Martin Shkreli, the Turing Pharmaceuticals CEO who made headlines for hiking by 5400% the price of AIDS drug Daraprim putting it out of reach of most who needed it, has been arrested in a securiies probe, the AP reports:
Calls to an attorney that has represented Shkreli in the past were not immediately returned. His arrest was confirmed Thursday by FBI spokeswoman Kelly Langmesser.
The federal case against him has nothing to do with pharmaceutical costs, however. Prosecutors in Brooklyn charged him with illegally taking stock from Retrophin Inc., a biotechnology firm he started in 2011, and using it to pay off debts from unrelated business dealings. He was later ousted from the company, where he'd been chief executive officer, and sued by its board.
In the case that closely tracks that suit, federal prosecutors accused Shkreli of engaging in a complicated shell game after his defunct hedge fund, MSMB Capital Management, lost millions. He is alleged to have made secret payoffs and set up sham consulting arrangements. A New York lawyer, Evan Greebel, was also arrested early Thursday. He's accused of conspiring with Shkreli in part of the scheme.
Shkreli allegedly used Retrophin stock to “enrich himself” and “resolve claims” made by investors in MSMB Capital Management. The suit also contends that Shkreli prompted Retrophin to sign “sham consulting agreements” with other aggrieved investors in the fund, which reportedly lost millions of dollars.
In September, Shkreli, a former hedge fund manager, hiked the price of Daraprim, a drug used to help (among others) AIDS patients with compromised immune systems, from $13.50 a tablet to $750 per tablet. Turing announced it had raised $90 million from Shkreli and other investors in its first round of financing on the same day as the pricejacking.
Shkreli started Turing Pharmaceuticals, Daily Kos reported, “after a stint in his 20s as a hedge fund manager who shorted the stocks of pharmaceutical companies, and then tried to insert himself in the Food and Drug Administration's approval process when drugs made by the companies he was shorting were being considered for approval.”
They added:
Now, you are probably wondering, why do our leaders let profiteers like Shkreli get way with this nonsense? The answer is that we are the only major country in the world that does not negotiate drug prices for all of our people. In Italy or France or Canada or Denmark or Germany, the government sits down with drug companies and says, “we will only pay you this much money for your drug in our country. Take it or leave it!” In the United States, Medicare — our single-payer program for those 65 and older who consume the majority of drugs in this country — is legally barred from negotiating lower drug prices. The American taxpayers must literally pay the price that Turing or Pfizer or any other drug company demands. It's blackmail. It's extortion.

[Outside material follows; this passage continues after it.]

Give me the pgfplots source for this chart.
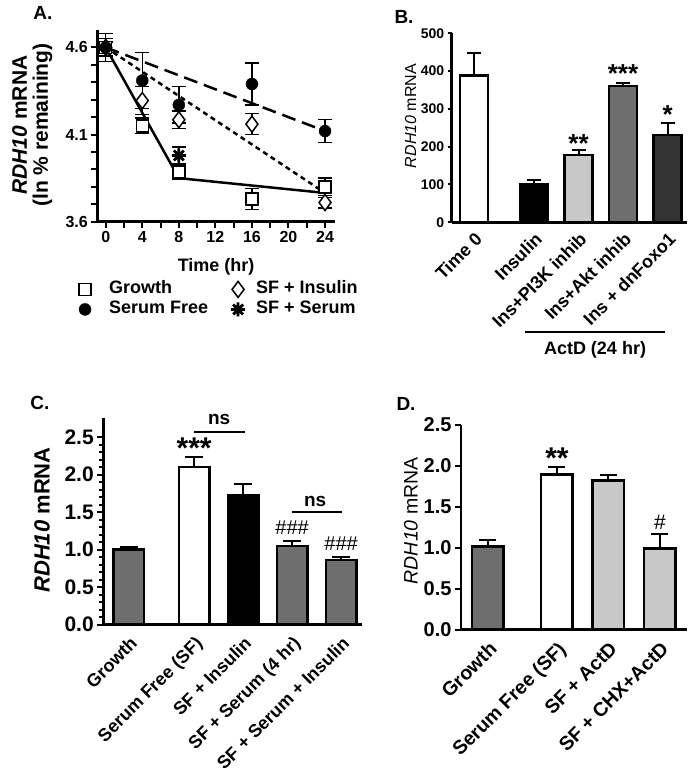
\documentclass[border=0pt]{standalone}
\usepackage{fontspec}
\setmainfont{Liberation Sans}
\usepackage{pgfplots}
\pgfplotsset{compat=1.18}

\definecolor{lgray}{HTML}{C8C8C8}
\definecolor{mgray}{HTML}{6E6E6E}
\definecolor{dgray}{HTML}{333333}

\newcommand{\fs}[1]{\fontsize{#1}{#1}\selectfont\bfseries}

% eight-armed asterisk for the SF + Serum point
\pgfdeclareplotmark{star8}{%
  \pgfpathmoveto{\pgfqpoint{0pt}{\pgfplotmarksize}}\pgfpathlineto{\pgfqpoint{0pt}{-\pgfplotmarksize}}%
  \pgfpathmoveto{\pgfqpoint{\pgfplotmarksize}{0pt}}\pgfpathlineto{\pgfqpoint{-\pgfplotmarksize}{0pt}}%
  \pgfpathmoveto{\pgfqpoint{.707\pgfplotmarksize}{.707\pgfplotmarksize}}\pgfpathlineto{\pgfqpoint{-.707\pgfplotmarksize}{-.707\pgfplotmarksize}}%
  \pgfpathmoveto{\pgfqpoint{.707\pgfplotmarksize}{-.707\pgfplotmarksize}}\pgfpathlineto{\pgfqpoint{-.707\pgfplotmarksize}{.707\pgfplotmarksize}}%
  \pgfusepathqstroke}

\pgfplotsset{
  panel/.style={
    scale only axis, clip=false,
    axis x line*=bottom, axis y line*=left, tick pos=left,
    axis line style={line width=2.5pt},
    tick style={line width=2pt, black},
    tick align=outside, major tick length=6pt, minor tick length=6pt,
    /pgf/number format/assume math mode=true,
    tick label style={font=\fs{16}},
  },
  barplot/.style={
    ybar, bar shift=0pt, draw=black, line width=2.5pt,
    /pgfplots/error bars/y dir=plus,
    /pgfplots/error bars/y explicit,
    /pgfplots/error bars/error bar style={line width=2pt, solid, black},
    /pgfplots/error bars/error mark options={rotate=90, mark size=#1, line width=2pt, black},
  },
  barplot/.default=7pt,
  pts/.style={
    only marks, black,
    legend image code/.code={\path[draw=none, fill=none] (-7pt,-6pt) rectangle (7pt,6pt); \draw[##1] plot coordinates {(0pt,0pt)};},
    /pgfplots/error bars/y dir=both,
    /pgfplots/error bars/y explicit,
    /pgfplots/error bars/error bar style={line width=1.5pt, solid, black},
    /pgfplots/error bars/error mark options={rotate=90, mark size=7pt, line width=1.5pt, black},
  },
}

\begin{document}
\begin{tikzpicture}[font=\bfseries]
\path[use as bounding box] (0,0) rectangle (693pt,780pt);

\node[font=\fs{19}] at (43pt,767pt) {A.};
\node[font=\fs{19}] at (404pt,763pt) {B.};
\node[font=\fs{19}] at (40pt,377pt) {C.};
\node[font=\fs{19}] at (406pt,376pt) {D.};

% ---------- A ----------
\begin{axis}[panel,
  at={(97.3pt,558.3pt)}, anchor=south west,
  width=237.7pt, height=191.7pt,
  xmin=-0.92, xmax=25.09, ymin=3.6, ymax=4.7,
  xtick={0,4,8,12,16,20,24}, minor x tick num=1,
  ytick={3.6,4.1,4.6}, minor y tick num=4,
  yticklabel style={/pgf/number format/.cd, fixed, fixed zerofill, precision=1},
  xlabel={Time (hr)},
  xlabel style={font=\fs{18}, at={(axis description cs:0.5,-0.235)}, anchor=center},
  ylabel={\textit{RDH10} mRNA\\(ln \% remaining)},
  ylabel style={font=\fs{21}, align=center, at={(axis description cs:-0.274,0.504)}, anchor=center},
  legend columns=2, legend cell align=left,
  legend style={draw=none, fill=none, at={(-0.081,-0.309)}, anchor=north west,
    font=\fs{18}, inner sep=0pt, outer sep=0pt, row sep=3pt,
    nodes={inner sep=0pt, text height=13pt, text depth=4pt},
    /tikz/column 1/.style={column sep=17pt},
    /tikz/column 2/.style={column sep=23pt},
    /tikz/column 3/.style={column sep=11pt}},
]
\addplot[black, line width=2.5pt, forget plot] coordinates {(0,4.6) (8,3.85) (24,3.765)};
\addplot[black, line width=2.5pt, dash pattern=on 14pt off 7pt, forget plot] coordinates {(0,4.6) (24,4.12)};
\addplot[black, line width=2.5pt, dash pattern=on 5pt off 4pt, forget plot] coordinates {(0,4.6) (24,3.765)};

\addplot[pts, mark=square*, mark size=6pt, mark options={fill=white, line width=1.5pt}]
  coordinates {(0,4.6) +- (0,0.08) (4,4.15) +- (0,0.045) (8,3.885) +- (0,0.04) (16,3.73) +- (0,0.06) (24,3.80) +- (0,0.05)};
\addlegendentry{Growth}
\addplot[pts, mark=diamond*, mark size=8pt, mark options={fill=white, line width=1.5pt}]
  coordinates {(0,4.6) +- (0,0.03) (4,4.295) +- (0,0.08) (8,4.185) +- (0,0.05) (16,4.16) +- (0,0.06) (24,3.71) +- (0,0.03)};
\addlegendentry{SF + Insulin}
\addplot[pts, mark=*, mark size=6pt, mark options={fill=black}]
  coordinates {(0,4.6) +- (0,0.05) (4,4.41) +- (0,0.16) (8,4.27) +- (0,0.105) (16,4.39) +- (0,0.12) (24,4.12) +- (0,0.065)};
\addlegendentry{Serum Free}
\addplot[pts, mark=star8, mark size=7pt, mark options={line width=2.8pt}]
  coordinates {(8,3.98) +- (0,0.05)};
\addlegendentry{SF + Serum}
\end{axis}

% ---------- B ----------
\begin{axis}[panel,
  at={(451.7pt,557.7pt)}, anchor=south west,
  width=235pt, height=189pt,
  xmin=-0.5, xmax=4.78, ymin=0, ymax=500,
  major tick length=4pt,
  ytick={0,100,200,300,400,500},
  yticklabel style={font=\fs{14}},
  xtick={0,1.35,2.35,3.35,4.35},
  xticklabels={Time 0,Insulin,Ins+PI3K inhib,Ins+Akt inhib,Ins + dnFoxo1},
  xtick style={draw=none},
  xticklabel style={rotate=45, anchor=north east, font=\fs{18}},
  ylabel={\textit{RDH10} mRNA},
  ylabel style={font=\fontsize{16}{16}\selectfont\mdseries, at={(axis description cs:-0.175,0.562)}, anchor=center},
  bar width=28pt,
]
\addplot[barplot, fill=white] coordinates {(0,388) +- (0,60)};
\addplot[barplot, fill=black] coordinates {(1.35,100) +- (0,12)};
\addplot[barplot, fill=lgray] coordinates {(2.35,178) +- (0,13)};
\addplot[barplot, fill=mgray] coordinates {(3.35,360) +- (0,9)};
\addplot[barplot, fill=dgray] coordinates {(4.35,231) +- (0,33)};
\node[font=\fs{26}, anchor=base] at (axis cs:2.35,185) {**};
\node[font=\fs{26}, anchor=base] at (axis cs:3.35,370) {***};
\node[font=\fs{26}, anchor=base] at (axis cs:4.35,262) {*};
\draw[line width=2pt] (axis cs:1.146,-289) -- (axis cs:4.29,-289);
\node[font=\fs{18}] at (axis cs:2.72,-338) {ActD (24 hr)};
\end{axis}

% ---------- C ----------
\begin{axis}[panel,
  at={(103.3pt,155.5pt)}, anchor=south west,
  width=258.7pt, height=206.2pt,
  xmin=-0.524, xmax=4.755, ymin=0, ymax=2.75,
  ytick={0,0.5,1,1.5,2,2.5}, minor y tick num=4, minor tick length=4pt,
  yticklabel style={font=\fs{21}, /pgf/number format/.cd, fixed, fixed zerofill, precision=1},
  xtick={0,1.33,2.33,3.33,4.33},
  xticklabels={Growth,Serum Free (SF),SF + Insulin,SF + Serum (4 hr),SF + Serum + Insulin},
  xtick style={draw=none},
  xticklabel style={rotate=45, anchor=north east, font=\fs{18}},
  ylabel={\textit{RDH10} mRNA},
  ylabel style={font=\fs{22}, at={(axis description cs:-0.237,0.507)}, anchor=center},
  bar width=30.5pt,
]
\addplot[barplot=9pt, fill=mgray] coordinates {(0,1.0) +- (0,0.04)};
\addplot[barplot=9pt, fill=white] coordinates {(1.33,2.10) +- (0,0.13)};
\addplot[barplot=9pt, fill=black] coordinates {(2.33,1.72) +- (0,0.15)};
\addplot[barplot=9pt, fill=mgray] coordinates {(3.33,1.05) +- (0,0.06)};
\addplot[barplot=9pt, fill=mgray] coordinates {(4.33,0.86) +- (0,0.035)};
\node[font=\fs{30}, anchor=base] at (axis cs:1.33,2.21) {***};
\draw[line width=2pt] (axis cs:1.33,2.564) -- (axis cs:2.37,2.564);
\node[font=\fs{19}, anchor=base] at (axis cs:1.84,2.667) {ns};
\draw[line width=2pt] (axis cs:3.32,1.495) -- (axis cs:4.34,1.495);
\node[font=\fs{19}, anchor=base] at (axis cs:3.8,1.578) {ns};
\node[font=\fontsize{20}{20}\selectfont\mdseries, anchor=base] at (axis cs:3.33,1.206) {\#\#\#};
\node[font=\fontsize{20}{20}\selectfont\mdseries, anchor=base] at (axis cs:4.33,0.983) {\#\#\#};
\end{axis}

% ---------- D ----------
\begin{axis}[panel,
  at={(461pt,150.5pt)}, anchor=south west,
  width=225.7pt, height=205pt,
  xmin=-0.524, xmax=3.859, ymin=0, ymax=2.5,
  ytick={0,0.5,1,1.5,2,2.5},
  yticklabel style={font=\fs{20}, /pgf/number format/.cd, fixed, fixed zerofill, precision=1},
  xtick={0,1.34,2.34,3.34},
  xticklabels={Growth,Serum Free (SF),SF + ActD,SF + CHX+ActD},
  xtick style={draw=none},
  xticklabel style={rotate=45, anchor=north east, font=\fs{19.5}},
  ylabel={\textit{RDH10} mRNA},
  ylabel style={font=\fontsize{19.5}{19.5}\selectfont\mdseries, at={(axis description cs:-0.222,0.53)}, anchor=center},
  bar width=31.5pt,
]
\addplot[barplot=8.5pt, fill=mgray] coordinates {(0,1.01) +- (0,0.08)};
\addplot[barplot=8.5pt, fill=white] coordinates {(1.34,1.89) +- (0,0.09)};
\addplot[barplot=8.5pt, fill=lgray] coordinates {(2.34,1.82) +- (0,0.07)};
\addplot[barplot=8.5pt, fill=lgray] coordinates {(3.34,0.99) +- (0,0.17)};
\node[font=\fs{30}, anchor=base] at (axis cs:1.34,1.96) {**};
\node[font=\fontsize{21}{21}\selectfont\mdseries, anchor=base] at (axis cs:3.34,1.225) {\#};
\end{axis}
\end{tikzpicture}
\end{document}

Shkreli promised to drop the price of Daraprim shortly after the outcry but his solution pleased few.
Despite pledging to cut its price, Turing Pharmaceuticals announced it would only provide discounts of up to 50 percent, for hospitals. Shkreli later said he regretted that he hadn't charged even more for the drug.

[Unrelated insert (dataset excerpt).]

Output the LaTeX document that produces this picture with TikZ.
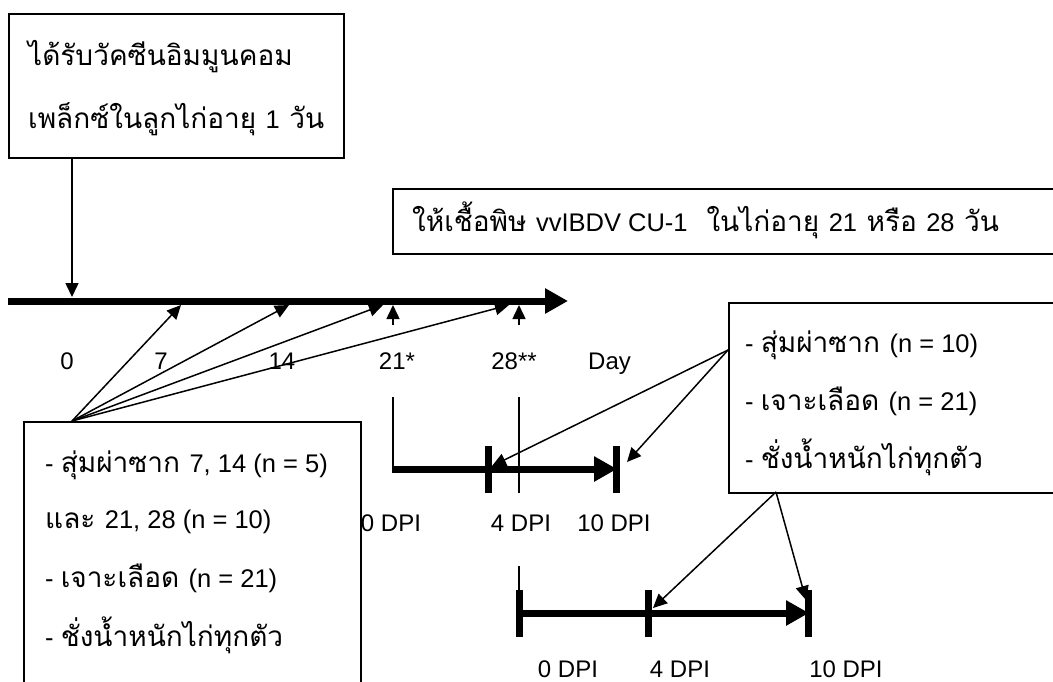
\documentclass[tikz,border=0pt]{standalone}
\usepackage{fontspec}
\setmainfont{Loma}[Script=Thai]
\newfontfamily\latinfont{Liberation Sans}
\newcommand\latn[1]{{\latinfont\fontsize{25.5}{30}\selectfont #1}}
\usetikzlibrary{arrows.meta}
\tikzset{
  box/.style={draw, line width=1.8pt, fill=white, inner sep=0pt, anchor=north west},
  txt/.style={inner sep=0pt, anchor=base west, font=\fontsize{28}{32}\selectfont},
  lbl/.style={inner sep=0pt, anchor=base, font=\latinfont\fontsize{24}{28}\selectfont},
  thin/.style={line width=1.5pt},
  pointer/.style={thin, -{Triangle[length=14pt,width=13pt]}},
  axis/.style={line width=7pt, -{Triangle[length=23pt,width=24pt]}},
  tick/.style={line width=7pt},
}
\begin{document}
\begin{tikzpicture}[x=1pt,y=-1pt]
\useasboundingbox (0,0) rectangle (1053,681);
\clip (0,0) rectangle (1053,681);

% boxes
\node[box, minimum width=335pt, minimum height=144pt] (vacc) at (8,13) {};
\node[txt] (vacc1) at (28,65) {ได้รับวัคซีนอิมมูนคอม};
\node[txt] (vacc2) at (28,128) {เพล็กซ์ในลูกไก่อายุ \latn{1} วัน};

\node[box, minimum width=700pt, minimum height=65pt] (virus) at (392,188) {};
\node[txt] (virus1) at (412,231) {ให้เชื้อพิษ \latn{vvIBDV CU-1}\ \ ในไก่อายุ \latn{21} หรือ \latn{28} วัน};

\node[box, minimum width=337pt, minimum height=300pt] (pre) at (23,421) {};
\node[txt] (pre1) at (45,472) {\latn{- }สุ่มผ่าซาก \latn{7, 14 (n = 5)}};
\node[txt] (pre2) at (45,528) {และ \latn{21, 28 (n = 10)}};
\node[txt] (pre3) at (45,587) {\latn{- }เจาะเลือด \latn{(n = 21)}};
\node[txt] (pre4) at (45,646) {\latn{- }ชั่งน้ำหนักไก่ทุกตัว};

\node[box, minimum width=360pt, minimum height=190pt] (post) at (728,302) {};
\node[txt] (post1) at (745,352) {\latn{- }สุ่มผ่าซาก \latn{(n = 10)}};
\node[txt] (post2) at (745,410) {\latn{- }เจาะเลือด \latn{(n = 21)}};
\node[txt] (post3) at (745,468) {\latn{- }ชั่งน้ำหนักไก่ทุกตัว};

% day axis
\coordinate (t0) at (8,301);
\coordinate (tend) at (568,301);
\draw[axis] (t0) -- (tend);

\node[lbl] (d0) at (67,369) {0};
\node[lbl] (d7) at (161,369) {7};
\node[lbl] (d14) at (282,369) {14};
\node[lbl] (d21) at (397,369) {21*};
\node[lbl] (d28) at (514,369) {28**};
\node[lbl, anchor=base west] (day) at (588,369) {Day};

% vaccination arrow
\coordinate (vaccout) at (72,157);
\coordinate (in0) at (72,297);
\draw[pointer] (vaccout) -- (in0);

% sampling fan
\coordinate (fan) at (72,421);
\coordinate (in7) at (181,305);
\coordinate (in14) at (289,305);
\coordinate (in21) at (383,305);
\coordinate (in28) at (509,305);
\foreach \p in {in7,in14,in21,in28} \draw[pointer] (fan) -- (\p);

% challenge markers
\coordinate (c21) at (393,325);
\coordinate (c21t) at (393,305);
\coordinate (c28) at (519,325);
\coordinate (c28t) at (519,305);
\draw[pointer] (c21) -- (c21t);
\draw[pointer] (c28) -- (c28t);

% DPI axis for challenge at 21 days
\coordinate (a0) at (393,397);
\coordinate (a0b) at (393,469);
\coordinate (a10) at (617,469);
\draw[thin] (a0) -- (a0b);
\draw[axis] ([xshift=-0.75pt]a0b) -- (a10);
\draw[tick] (488,446) -- (488,493);
\draw[tick] (616,446) -- (616,493);
\draw[thin] (519,397) -- (519,493);
\node[lbl] (a0l) at (391,531) {0 DPI};
\node[lbl] (a4l) at (521,531) {4 DPI};
\node[lbl] (a10l) at (614,531) {10 DPI};

% DPI axis for challenge at 28 days
\coordinate (b0top) at (519,566);
\coordinate (b0) at (519,613);
\coordinate (b10) at (809,613);
\draw[thin] (b0top) -- (519,590);
\draw[axis] (b0) -- (b10);
\draw[tick] (519,590) -- (519,637);
\draw[tick] (648,590) -- (648,637);
\draw[tick] (808,590) -- (808,637);
\node[lbl] (b0l) at (568,677) {0 DPI};
\node[lbl] (b4l) at (680,677) {4 DPI};
\node[lbl] (b10l) at (846,677) {10 DPI};

% post-challenge sampling arrows
\coordinate (postl) at (728,350);
\coordinate (postb) at (776,492);
\draw[pointer] (postl) -- (492,466);
\draw[pointer] (postl) -- (627,462);
\draw[pointer] (postb) -- (653,608);
\draw[pointer] (postb) -- (806,600);
\end{tikzpicture}
\end{document}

Then, last week, Shkreli announced he was about to hike the price of another drug, which treats Chagas disease: “Mr. Shkreli said on a conference call with KaloBios investors last week that if the company won F.D.A. approval for benznidazole, it would have exclusive rights to sell it in the United States for at least five years. He said the price would be similar to that of hepatitis C drugs, which cost $60,000 to nearly $100,000 for a course of treatment. In Latin America, benznidazole costs $50 to $100 for the typical two-month course of treatment.”

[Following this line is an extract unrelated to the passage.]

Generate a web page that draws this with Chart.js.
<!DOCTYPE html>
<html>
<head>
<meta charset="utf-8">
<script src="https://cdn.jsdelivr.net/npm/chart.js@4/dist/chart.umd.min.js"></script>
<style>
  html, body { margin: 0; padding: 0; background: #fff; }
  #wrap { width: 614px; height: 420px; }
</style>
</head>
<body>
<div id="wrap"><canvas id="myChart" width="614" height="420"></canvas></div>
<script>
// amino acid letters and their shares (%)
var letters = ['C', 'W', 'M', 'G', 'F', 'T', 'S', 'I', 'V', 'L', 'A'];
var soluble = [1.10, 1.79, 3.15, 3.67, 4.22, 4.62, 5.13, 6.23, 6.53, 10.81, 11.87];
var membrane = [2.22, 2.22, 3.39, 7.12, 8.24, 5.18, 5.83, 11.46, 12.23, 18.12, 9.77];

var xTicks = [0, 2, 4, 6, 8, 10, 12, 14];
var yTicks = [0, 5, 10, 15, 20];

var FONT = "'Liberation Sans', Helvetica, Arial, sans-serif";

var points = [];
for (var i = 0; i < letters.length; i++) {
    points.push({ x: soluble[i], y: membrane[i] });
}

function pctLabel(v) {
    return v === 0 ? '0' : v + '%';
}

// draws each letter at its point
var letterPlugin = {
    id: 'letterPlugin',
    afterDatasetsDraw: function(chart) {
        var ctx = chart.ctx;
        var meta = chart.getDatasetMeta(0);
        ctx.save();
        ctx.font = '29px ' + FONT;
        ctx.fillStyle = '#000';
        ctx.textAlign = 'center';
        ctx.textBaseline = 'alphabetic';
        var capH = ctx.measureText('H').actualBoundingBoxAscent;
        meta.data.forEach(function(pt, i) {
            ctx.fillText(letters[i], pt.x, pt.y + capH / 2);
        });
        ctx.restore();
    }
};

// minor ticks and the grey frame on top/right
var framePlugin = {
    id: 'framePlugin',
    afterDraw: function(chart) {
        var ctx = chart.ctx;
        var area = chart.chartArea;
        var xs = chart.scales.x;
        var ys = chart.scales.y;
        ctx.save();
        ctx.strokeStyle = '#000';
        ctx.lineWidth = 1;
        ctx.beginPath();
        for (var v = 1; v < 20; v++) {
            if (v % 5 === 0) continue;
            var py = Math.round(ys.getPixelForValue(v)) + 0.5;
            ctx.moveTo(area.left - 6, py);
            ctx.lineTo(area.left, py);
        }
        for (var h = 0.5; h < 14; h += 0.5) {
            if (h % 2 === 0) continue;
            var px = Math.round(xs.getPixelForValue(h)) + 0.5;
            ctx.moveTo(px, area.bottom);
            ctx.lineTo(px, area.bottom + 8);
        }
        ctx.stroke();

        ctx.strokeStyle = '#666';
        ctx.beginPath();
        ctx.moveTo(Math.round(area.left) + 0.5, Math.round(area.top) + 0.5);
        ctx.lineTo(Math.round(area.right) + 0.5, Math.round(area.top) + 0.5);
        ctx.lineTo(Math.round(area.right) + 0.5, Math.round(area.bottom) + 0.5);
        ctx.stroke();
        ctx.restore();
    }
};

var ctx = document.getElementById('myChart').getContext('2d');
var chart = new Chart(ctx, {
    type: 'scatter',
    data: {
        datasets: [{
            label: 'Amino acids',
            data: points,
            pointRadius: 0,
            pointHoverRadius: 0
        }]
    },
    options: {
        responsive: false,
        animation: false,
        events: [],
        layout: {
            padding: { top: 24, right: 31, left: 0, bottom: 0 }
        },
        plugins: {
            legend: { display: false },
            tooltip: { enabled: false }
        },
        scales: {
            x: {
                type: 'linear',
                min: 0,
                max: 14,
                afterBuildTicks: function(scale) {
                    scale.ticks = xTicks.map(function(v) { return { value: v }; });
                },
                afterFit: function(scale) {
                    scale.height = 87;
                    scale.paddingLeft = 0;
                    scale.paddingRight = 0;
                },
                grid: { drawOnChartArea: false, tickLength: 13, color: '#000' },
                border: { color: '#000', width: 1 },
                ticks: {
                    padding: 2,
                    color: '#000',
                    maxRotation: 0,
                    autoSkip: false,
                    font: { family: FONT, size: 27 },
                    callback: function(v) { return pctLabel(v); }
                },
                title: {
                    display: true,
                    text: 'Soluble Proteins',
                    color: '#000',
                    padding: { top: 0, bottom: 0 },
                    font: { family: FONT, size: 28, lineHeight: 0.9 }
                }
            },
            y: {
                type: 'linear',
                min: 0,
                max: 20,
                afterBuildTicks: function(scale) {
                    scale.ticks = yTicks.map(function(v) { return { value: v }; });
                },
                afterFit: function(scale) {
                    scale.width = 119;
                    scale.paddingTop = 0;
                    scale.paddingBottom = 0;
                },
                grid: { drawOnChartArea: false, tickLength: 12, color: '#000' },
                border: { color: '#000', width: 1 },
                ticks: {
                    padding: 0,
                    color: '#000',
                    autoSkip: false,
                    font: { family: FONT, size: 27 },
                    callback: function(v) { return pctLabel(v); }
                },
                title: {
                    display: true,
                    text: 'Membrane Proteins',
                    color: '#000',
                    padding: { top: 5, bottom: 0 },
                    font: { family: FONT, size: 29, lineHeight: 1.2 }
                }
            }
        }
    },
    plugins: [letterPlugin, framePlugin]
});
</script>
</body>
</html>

On another note, Bloomberg reports that Shkreli is also the mystery buyer of the only known copy of the new Wu-Tang Clan album that was recently auctioned for millions of dollars:
Having participated in bidding wars for companies and drugs, Shkreli says he had a feeling from the start that he'd made the highest offer for Shaolin. As it turned out, he was right. Shkreli won't say how much he paid. But someone familiar with the deal says that the Wu-Tang Clan sold him the album for $2 million. Before he closed on the acquisition, Shkreli was permitted to listen to a few more snippets to make sure it was all there. Shkreli delegated the task to an employee. The same month, news broke that Shkreli's new company, Turing Pharmaceuticals, had purchased an anti-parasitic drug called Daraprim and raised its price from $13.50 a pill to $750. Democratic presidential candidate Hillary Clinton denounced him. “Price gouging like this in the specialty drug market is outrageous,” Clinton tweeted. Her Republican opponent Donald Trump also attacked Shkreli. “He looks like a spoiled brat to me,” Trump said. The BBC wrote that Shkreli “may be the most hated man in America.”…
…Shkreli seems more concerned about how the Wu-Tang Clan would react to the Daraprim dispute. “I was a little worried that they were going to walk out of the deal,” he says. “But by then we'd closed. The whole kind of thing since then has been just kind of ‘Well, do we want to announce it's him? Do we not want to announce it's him?' I think they were trying to cover their butts a little bit.” Paddle8 says it doesn't disclose client information.